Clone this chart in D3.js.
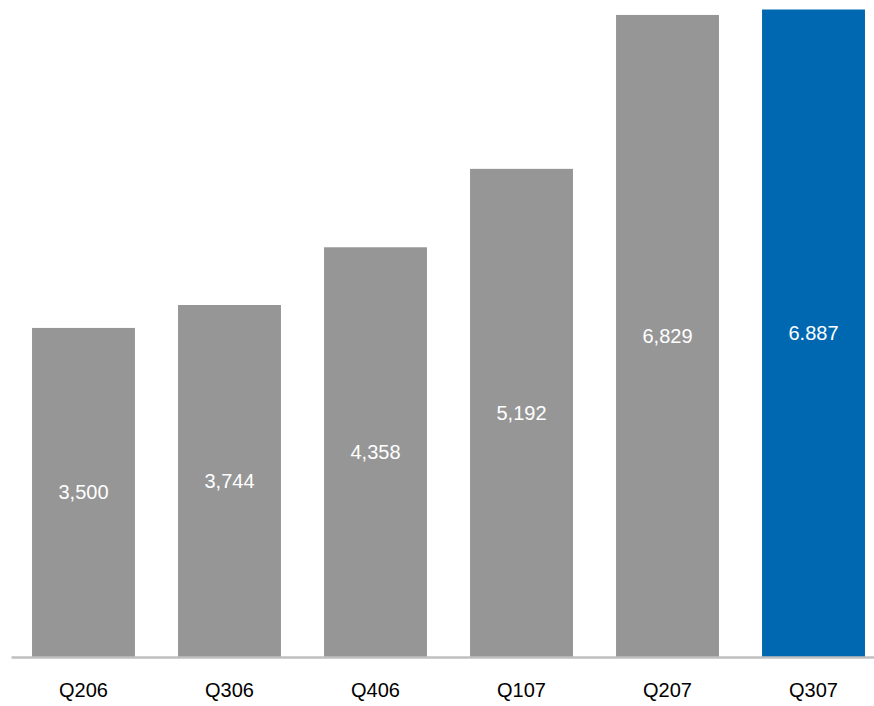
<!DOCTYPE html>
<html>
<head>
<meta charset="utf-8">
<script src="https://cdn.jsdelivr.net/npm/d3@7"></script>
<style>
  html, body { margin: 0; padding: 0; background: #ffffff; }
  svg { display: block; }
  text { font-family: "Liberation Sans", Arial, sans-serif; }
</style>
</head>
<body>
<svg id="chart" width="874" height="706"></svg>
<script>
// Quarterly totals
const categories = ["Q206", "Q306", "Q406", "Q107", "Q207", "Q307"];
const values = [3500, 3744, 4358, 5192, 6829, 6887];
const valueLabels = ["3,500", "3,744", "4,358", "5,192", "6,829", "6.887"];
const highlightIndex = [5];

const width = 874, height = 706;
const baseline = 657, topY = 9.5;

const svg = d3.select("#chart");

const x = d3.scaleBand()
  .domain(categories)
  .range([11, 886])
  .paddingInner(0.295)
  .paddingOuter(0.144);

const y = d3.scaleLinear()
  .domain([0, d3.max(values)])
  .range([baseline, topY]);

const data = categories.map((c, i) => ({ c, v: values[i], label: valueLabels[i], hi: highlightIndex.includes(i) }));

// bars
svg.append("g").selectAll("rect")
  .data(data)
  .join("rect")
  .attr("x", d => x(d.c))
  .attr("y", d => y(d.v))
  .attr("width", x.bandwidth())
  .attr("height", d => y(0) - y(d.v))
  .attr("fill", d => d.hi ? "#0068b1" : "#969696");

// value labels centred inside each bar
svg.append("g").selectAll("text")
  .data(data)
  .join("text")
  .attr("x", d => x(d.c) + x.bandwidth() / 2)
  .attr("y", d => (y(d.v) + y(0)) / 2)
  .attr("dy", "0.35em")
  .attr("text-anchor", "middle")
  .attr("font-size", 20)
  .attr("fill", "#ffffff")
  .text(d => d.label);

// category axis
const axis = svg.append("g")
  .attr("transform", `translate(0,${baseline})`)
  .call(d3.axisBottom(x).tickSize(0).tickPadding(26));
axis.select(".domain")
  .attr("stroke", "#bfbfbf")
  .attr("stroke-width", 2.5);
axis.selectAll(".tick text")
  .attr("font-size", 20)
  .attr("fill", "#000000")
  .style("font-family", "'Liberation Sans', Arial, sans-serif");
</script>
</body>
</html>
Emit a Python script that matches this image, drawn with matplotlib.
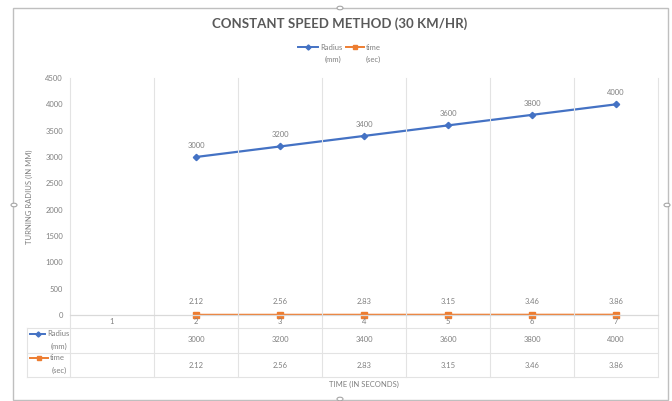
----------
Transcribe the full listing above exactly as it stands, minus the pictures.

Clone this chart in D3.js.
<!DOCTYPE html>
<html>
<head>
<meta charset="utf-8">
<script src="https://cdn.jsdelivr.net/npm/d3@7"></script>
<style>
  html, body { margin: 0; padding: 0; background: #ffffff; }
  svg { display: block; }
  text { font-family: "Liberation Sans", Arial, sans-serif; }
</style>
</head>
<body>
<svg id="chart" width="874" height="706"></svg>
<script>
// Quarterly totals
const categories = ["Q206", "Q306", "Q406", "Q107", "Q207", "Q307"];
const values = [3500, 3744, 4358, 5192, 6829, 6887];
const valueLabels = ["3,500", "3,744", "4,358", "5,192", "6,829", "6.887"];
const highlightIndex = [5];

const width = 874, height = 706;
const baseline = 657, topY = 9.5;

const svg = d3.select("#chart");

const x = d3.scaleBand()
  .domain(categories)
  .range([11, 886])
  .paddingInner(0.295)
  .paddingOuter(0.144);

const y = d3.scaleLinear()
  .domain([0, d3.max(values)])
  .range([baseline, topY]);

const data = categories.map((c, i) => ({ c, v: values[i], label: valueLabels[i], hi: highlightIndex.includes(i) }));

// bars
svg.append("g").selectAll("rect")
  .data(data)
  .join("rect")
  .attr("x", d => x(d.c))
  .attr("y", d => y(d.v))
  .attr("width", x.bandwidth())
  .attr("height", d => y(0) - y(d.v))
  .attr("fill", d => d.hi ? "#0068b1" : "#969696");

// value labels centred inside each bar
svg.append("g").selectAll("text")
  .data(data)
  .join("text")
  .attr("x", d => x(d.c) + x.bandwidth() / 2)
  .attr("y", d => (y(d.v) + y(0)) / 2)
  .attr("dy", "0.35em")
  .attr("text-anchor", "middle")
  .attr("font-size", 20)
  .attr("fill", "#ffffff")
  .text(d => d.label);

// category axis
const axis = svg.append("g")
  .attr("transform", `translate(0,${baseline})`)
  .call(d3.axisBottom(x).tickSize(0).tickPadding(26));
axis.select(".domain")
  .attr("stroke", "#bfbfbf")
  .attr("stroke-width", 2.5);
axis.selectAll(".tick text")
  .attr("font-size", 20)
  .attr("fill", "#000000")
  .style("font-family", "'Liberation Sans', Arial, sans-serif");
</script>
</body>
</html>
Emit a Python script that matches this image, drawn with matplotlib.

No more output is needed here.